As a rookie cop, I was issued the typical Saw Browne rig, complete with handcuff case, baton ring, key holder and Border Patrol holster (a crummy one that I quickly replaced with a Don Hume). In those days, ammo rode in dump pouches or a belt slide with cartridge loops. We got dump pouches and thus equipped, I went forth to protect the good people of Orange County. A year or two into my new career, someone came up with a marvelous new device called the speed loader. The first that I saw were made of rubber and were somewhat bell shaped with a flat bottom that had six cartridge slots. The shooter dumped his fired rounds on the ground, indexed a loaded speedloader into the six chambers of a cylinder and peeled the loader away. Thus did the reloading process speed up. In the years that followed, many such devices came on the market and I tried every one I could find. There was something to commend each of them and you had to wonder why no one had ever thought of this before.

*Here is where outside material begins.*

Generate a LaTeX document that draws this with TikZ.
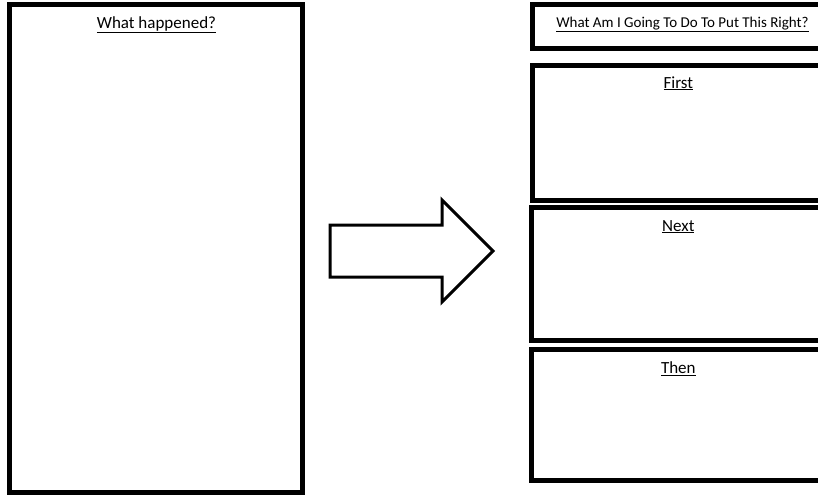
\documentclass[tikz,border=0pt]{standalone}
\usepackage{fontspec}
\setmainfont{Carlito}
\usepackage{tikz}

\tikzset{
    panel/.style={draw=black, line width=5pt},
    heading/.style={anchor=base, inner sep=0pt, font=\fontsize{17}{19}\selectfont}
}

\begin{document}
\begin{tikzpicture}[x=1pt, y=-1pt]
    \useasboundingbox (0, 0) rectangle (818, 495);
    \clip (0, 0) rectangle (818, 495);

    % left panel
    \draw [panel] (9, 4.5) rectangle (302.5, 492.5);
    \node [heading] (happened) at (156.5, 28.5) {\underline{What happened?}};

    % arrow
    \draw [line width=3pt, line join=miter] (330, 225) -- (442, 225) -- (442, 200) -- (493, 251)
        -- (442, 302) -- (442, 277) -- (330, 277) -- cycle;

    % right panels
    \draw [panel] (532, 4.5) rectangle (834, 49);
    \draw [panel] (532, 65.5) rectangle (834, 200);
    \draw [panel] (531, 207) rectangle (834, 340);
    \draw [panel] (531, 349) rectangle (834, 480.5);

    \node [heading, font=\fontsize{15}{17}\selectfont] (putright) at (682.5, 27.5) {\underline{What Am I Going To Do To Put This Right?}};
    \node [heading] (first) at (678.3, 88) {\underline{First}};
    \node [heading] (next) at (678.3, 231) {\underline{Next}};
    \node [heading] (then) at (678.3, 373.5) {\underline{Then}};
\end{tikzpicture}
\end{document}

Someone had. The revolver loading devices of the 1970s effectively answered a question first asked almost a century earlier. As soon as revolvers with swing-out cylinders were developed, people began to build cylindrical devices that held six cartridges in a circle that exactly matched the chamber placement. Different types of cartridge retention and release mechanisms made these thing work. I have the patent drawing for three different types, dated 1888, 1889 and 1904. It should be obvious that Yankee ingenuity was at work well before I took up revolver shooting in the late 20th century. I also learned of the ingenious folding speedloader used by NYPD before World War II and the equally ingenious Prideaux quickloader, used by the Brits for their breaktop Webleys before that.
The old saying of “there is nothing new under the sun” is once again validated. Speedloaders are a perfect example of the wisdom therein.